### WHAT TO WORK ON
Your task is to transcribe all of the data below exactly, omitting the images.

### DATA LINES
__________________________________________________

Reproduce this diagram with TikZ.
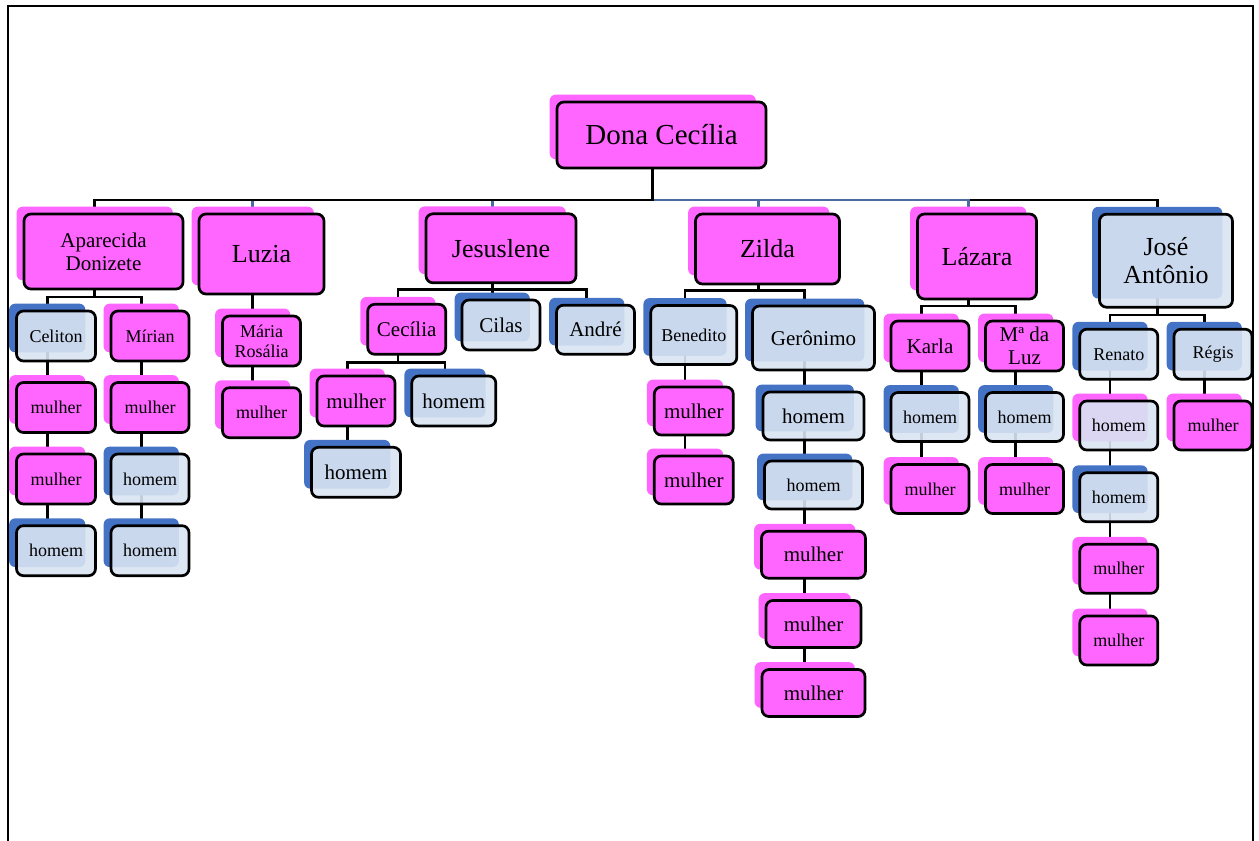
\documentclass[tikz,border=0pt]{standalone}
\usepackage{fontspec}
\setmainfont{Liberation Serif}

\definecolor{pinkfront}{RGB}{255,102,255}
\definecolor{pinkback}{RGB}{255,102,255}
\definecolor{bluefront}{RGB}{216,228,242}
\definecolor{blueback}{RGB}{68,114,196}
\definecolor{linkblue}{RGB}{74,106,160}

\pgfdeclarelayer{links}
\pgfdeclarelayer{background}
\pgfsetlayers{links,background,main}

\tikzstyle{person}=[draw,line width=2.7pt,rounded corners=7pt,align=center,inner sep=2pt,text opacity=1]
\tikzstyle{woman}=[person,fill=pinkfront]
\tikzstyle{man}=[person,fill=bluefront,fill opacity=0.9]
\tikzstyle{mixed}=[man]
\tikzstyle{backbox woman}=[fill=pinkback]
\tikzstyle{backbox man}=[fill=blueback]
\tikzstyle{backbox mixed}=[fill=pinkback]
\tikzstyle{link}=[draw,line width=2.7pt]
\tikzstyle{pageframe}=[draw,line width=2pt]
\tikzstyle{rootfont}=[font=\fontsize{29}{32}\selectfont]
\tikzstyle{bigfont}=[font=\fontsize{26}{28.6}\selectfont]
\tikzstyle{midfont}=[font=\fontsize{21}{23}\selectfont]
\tikzstyle{smallfont}=[font=\fontsize{18}{20}\selectfont]

\begin{document}
\begin{tikzpicture}[x=1pt,y=-1pt]
    \useasboundingbox (0,0) rectangle (1259,841);
    \path[pageframe] (7.5,841) -- (7.5,6) -- (1252.5,6) -- (1252.5,841);
    % First the people, each with its box behind
    \foreach \pos/\name/\w/\h/\kind/\fnt/\txt in {
        {(661.5,135)/dona/209/66/woman/rootfont/Dona Cecília},
        {(103.5,251.5)/aparecida/159/75/woman/midfont/Aparecida\\Donizete},
        {(261.5,254)/luzia/125/80/woman/bigfont/Luzia},
        {(501,248.3)/jesuslene/150/69/woman/bigfont/Jesuslene},
        {(767.5,249)/zilda/144/70/woman/bigfont/Zilda},
        {(977,256.5)/lazara/119/85/woman/bigfont/Lázara},
        {(1166,260.7)/jose/133/93/man/bigfont/José\\Antônio},
        {(56,336)/celiton/79/50/man/smallfont/Celiton},
        {(56,407.5)/cel1/79/50/woman/smallfont/mulher},
        {(56,479)/cel2/79/50/woman/smallfont/mulher},
        {(56,550.7)/cel3/79/50/man/smallfont/homem},
        {(150,336)/mirian/78/50/woman/smallfont/Mírian},
        {(150,407.5)/mir1/78/50/woman/smallfont/mulher},
        {(150,479)/mir2/78/50/man/smallfont/homem},
        {(150,550.7)/mir3/78/50/man/smallfont/homem},
        {(261.5,341)/maria/78/50/woman/smallfont/Mária\\Rosália},
        {(261.5,412.7)/maria1/78/50/woman/smallfont/mulher},
        {(406.7,329.3)/cecilia/78/50/woman/midfont/Cecília},
        {(501,325)/cilas/78/50/man/midfont/Cilas},
        {(595.5,329.7)/andre/78/49/man/midfont/André},
        {(356,401)/cecM/78/50/woman/midfont/mulher},
        {(453.8,401)/cecH/84/50/man/midfont/homem},
        {(356,472.3)/cecMH/89/50/man/midfont/homem},
        {(693.8,335)/benedito/86/59/man/smallfont/Benedito},
        {(693.8,411)/bene1/79/48/woman/midfont/mulher},
        {(693.8,480)/bene2/79/48/woman/midfont/mulher},
        {(813.5,338)/geronimo/122/64/man/midfont/Gerônimo},
        {(813.5,416)/gero1/101/48/man/midfont/homem},
        {(813.5,485)/gero2/98/48/man/smallfont/homem},
        {(813.5,554.7)/gero3/104/47/woman/midfont/mulher},
        {(813.5,624)/gero4/95/47/woman/midfont/mulher},
        {(813.5,693)/gero5/103/47/woman/midfont/mulher},
        {(930,346)/karla/78/50/woman/midfont/Karla},
        {(930,417)/karla1/78/49/man/smallfont/homem},
        {(930,489)/karla2/78/49/woman/smallfont/mulher},
        {(1024.5,346)/luz/78/50/woman/midfont/Mª da\\Luz},
        {(1024.5,417)/luz1/78/49/man/smallfont/homem},
        {(1024.5,489)/luz2/78/49/woman/smallfont/mulher},
        {(1118.8,354.2)/renato/78/50/man/smallfont/Renato},
        {(1118.8,425.5)/ren1/78/49/mixed/smallfont/homem},
        {(1118.8,497.2)/ren2/78/49/man/smallfont/homem},
        {(1118.8,568.8)/ren3/78/49/woman/smallfont/mulher},
        {(1118.8,640.5)/ren4/78/49/woman/smallfont/mulher},
        {(1213,354.2)/regis/78/50/man/smallfont/Régis},
        {(1213,425.5)/regis1/78/49/woman/smallfont/mulher}}
    {
        \node[\kind,\fnt,minimum width=\w pt,minimum height=\h pt] (\name) at \pos {\txt};
        \coordinate (\name-b) at ([xshift=-8.75pt,yshift=8pt]\name.center);
        \begin{pgfonlayer}{background}
            \path[backbox \kind,rounded corners=6pt] ([xshift=-6pt,yshift=6pt]\name.north west) rectangle ([xshift=-11.5pt,yshift=10pt]\name.south east);
        \end{pgfonlayer}
    }
    % Then the lines between them, under everything
    \begin{pgfonlayer}{links}
        \foreach \child/\col in {jose/black,zilda/linkblue,lazara/linkblue,luzia/linkblue,jesuslene/linkblue,aparecida/black}
            \path[link,draw=\col] (dona-b) -- ++(0,73) -| (\child-b);
        \foreach \parent/\drop/\child in {aparecida/53.5/celiton,aparecida/53.5/mirian,
            celiton/0/cel1,cel1/0/cel2,cel2/0/cel3,mirian/0/mir1,mir1/0/mir2,mir2/0/mir3,
            luzia/0/maria,maria/0/maria1,
            jesuslene/49/cecilia,jesuslene/49/cilas,jesuslene/49/andre,
            cecilia/41/cecM,cecilia/41/cecH,cecM/0/cecMH,
            zilda/49.7/benedito,zilda/49.7/geronimo,benedito/0/bene1,bene1/0/bene2,
            geronimo/0/gero1,gero1/0/gero2,gero2/0/gero3,gero3/0/gero4,gero4/0/gero5,
            lazara/57.5/karla,lazara/57.5/luz,karla/0/karla1,karla1/0/karla2,luz/0/luz1,luz1/0/luz2,
            jose/62.3/renato,jose/62.3/regis,renato/0/ren1,ren1/0/ren2,ren2/0/ren3,ren3/0/ren4,regis/0/regis1}
            \path[link] (\parent-b) -- ++(0,\drop) -| (\child-b);
    \end{pgfonlayer}
\end{tikzpicture}
\end{document}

__________________________________________________

### CORRECT RESULT
Reproduce this diagram with TikZ.
\documentclass[tikz,border=0pt]{standalone}
\usepackage{fontspec}
\setmainfont{Liberation Serif}

\definecolor{pinkfront}{RGB}{255,102,255}
\definecolor{pinkback}{RGB}{255,102,255}
\definecolor{bluefront}{RGB}{216,228,242}
\definecolor{blueback}{RGB}{68,114,196}
\definecolor{linkblue}{RGB}{74,106,160}

\pgfdeclarelayer{links}
\pgfdeclarelayer{background}
\pgfsetlayers{links,background,main}

\tikzstyle{person}=[draw,line width=2.7pt,rounded corners=7pt,align=center,inner sep=2pt,text opacity=1]
\tikzstyle{woman}=[person,fill=pinkfront]
\tikzstyle{man}=[person,fill=bluefront,fill opacity=0.9]
\tikzstyle{mixed}=[man]
\tikzstyle{backbox woman}=[fill=pinkback]
\tikzstyle{backbox man}=[fill=blueback]
\tikzstyle{backbox mixed}=[fill=pinkback]
\tikzstyle{link}=[draw,line width=2.7pt]
\tikzstyle{pageframe}=[draw,line width=2pt]
\tikzstyle{rootfont}=[font=\fontsize{29}{32}\selectfont]
\tikzstyle{bigfont}=[font=\fontsize{26}{28.6}\selectfont]
\tikzstyle{midfont}=[font=\fontsize{21}{23}\selectfont]
\tikzstyle{smallfont}=[font=\fontsize{18}{20}\selectfont]

\begin{document}
\begin{tikzpicture}[x=1pt,y=-1pt]
    \useasboundingbox (0,0) rectangle (1259,841);
    \path[pageframe] (7.5,841) -- (7.5,6) -- (1252.5,6) -- (1252.5,841);
    % First the people, each with its box behind
    \foreach \pos/\name/\w/\h/\kind/\fnt/\txt in {
        {(661.5,135)/dona/209/66/woman/rootfont/Dona Cecília},
        {(103.5,251.5)/aparecida/159/75/woman/midfont/Aparecida\\Donizete},
        {(261.5,254)/luzia/125/80/woman/bigfont/Luzia},
        {(501,248.3)/jesuslene/150/69/woman/bigfont/Jesuslene},
        {(767.5,249)/zilda/144/70/woman/bigfont/Zilda},
        {(977,256.5)/lazara/119/85/woman/bigfont/Lázara},
        {(1166,260.7)/jose/133/93/man/bigfont/José\\Antônio},
        {(56,336)/celiton/79/50/man/smallfont/Celiton},
        {(56,407.5)/cel1/79/50/woman/smallfont/mulher},
        {(56,479)/cel2/79/50/woman/smallfont/mulher},
        {(56,550.7)/cel3/79/50/man/smallfont/homem},
        {(150,336)/mirian/78/50/woman/smallfont/Mírian},
        {(150,407.5)/mir1/78/50/woman/smallfont/mulher},
        {(150,479)/mir2/78/50/man/smallfont/homem},
        {(150,550.7)/mir3/78/50/man/smallfont/homem},
        {(261.5,341)/maria/78/50/woman/smallfont/Mária\\Rosália},
        {(261.5,412.7)/maria1/78/50/woman/smallfont/mulher},
        {(406.7,329.3)/cecilia/78/50/woman/midfont/Cecília},
        {(501,325)/cilas/78/50/man/midfont/Cilas},
        {(595.5,329.7)/andre/78/49/man/midfont/André},
        {(356,401)/cecM/78/50/woman/midfont/mulher},
        {(453.8,401)/cecH/84/50/man/midfont/homem},
        {(356,472.3)/cecMH/89/50/man/midfont/homem},
        {(693.8,335)/benedito/86/59/man/smallfont/Benedito},
        {(693.8,411)/bene1/79/48/woman/midfont/mulher},
        {(693.8,480)/bene2/79/48/woman/midfont/mulher},
        {(813.5,338)/geronimo/122/64/man/midfont/Gerônimo},
        {(813.5,416)/gero1/101/48/man/midfont/homem},
        {(813.5,485)/gero2/98/48/man/smallfont/homem},
        {(813.5,554.7)/gero3/104/47/woman/midfont/mulher},
        {(813.5,624)/gero4/95/47/woman/midfont/mulher},
        {(813.5,693)/gero5/103/47/woman/midfont/mulher},
        {(930,346)/karla/78/50/woman/midfont/Karla},
        {(930,417)/karla1/78/49/man/smallfont/homem},
        {(930,489)/karla2/78/49/woman/smallfont/mulher},
        {(1024.5,346)/luz/78/50/woman/midfont/Mª da\\Luz},
        {(1024.5,417)/luz1/78/49/man/smallfont/homem},
        {(1024.5,489)/luz2/78/49/woman/smallfont/mulher},
        {(1118.8,354.2)/renato/78/50/man/smallfont/Renato},
        {(1118.8,425.5)/ren1/78/49/mixed/smallfont/homem},
        {(1118.8,497.2)/ren2/78/49/man/smallfont/homem},
        {(1118.8,568.8)/ren3/78/49/woman/smallfont/mulher},
        {(1118.8,640.5)/ren4/78/49/woman/smallfont/mulher},
        {(1213,354.2)/regis/78/50/man/smallfont/Régis},
        {(1213,425.5)/regis1/78/49/woman/smallfont/mulher}}
    {
        \node[\kind,\fnt,minimum width=\w pt,minimum height=\h pt] (\name) at \pos {\txt};
        \coordinate (\name-b) at ([xshift=-8.75pt,yshift=8pt]\name.center);
        \begin{pgfonlayer}{background}
            \path[backbox \kind,rounded corners=6pt] ([xshift=-6pt,yshift=6pt]\name.north west) rectangle ([xshift=-11.5pt,yshift=10pt]\name.south east);
        \end{pgfonlayer}
    }
    % Then the lines between them, under everything
    \begin{pgfonlayer}{links}
        \foreach \child/\col in {jose/black,zilda/linkblue,lazara/linkblue,luzia/linkblue,jesuslene/linkblue,aparecida/black}
            \path[link,draw=\col] (dona-b) -- ++(0,73) -| (\child-b);
        \foreach \parent/\drop/\child in {aparecida/53.5/celiton,aparecida/53.5/mirian,
            celiton/0/cel1,cel1/0/cel2,cel2/0/cel3,mirian/0/mir1,mir1/0/mir2,mir2/0/mir3,
            luzia/0/maria,maria/0/maria1,
            jesuslene/49/cecilia,jesuslene/49/cilas,jesuslene/49/andre,
            cecilia/41/cecM,cecilia/41/cecH,cecM/0/cecMH,
            zilda/49.7/benedito,zilda/49.7/geronimo,benedito/0/bene1,bene1/0/bene2,
            geronimo/0/gero1,gero1/0/gero2,gero2/0/gero3,gero3/0/gero4,gero4/0/gero5,
            lazara/57.5/karla,lazara/57.5/luz,karla/0/karla1,karla1/0/karla2,luz/0/luz1,luz1/0/luz2,
            jose/62.3/renato,jose/62.3/regis,renato/0/ren1,ren1/0/ren2,ren2/0/ren3,ren3/0/ren4,regis/0/regis1}
            \path[link] (\parent-b) -- ++(0,\drop) -| (\child-b);
    \end{pgfonlayer}
\end{tikzpicture}
\end{document}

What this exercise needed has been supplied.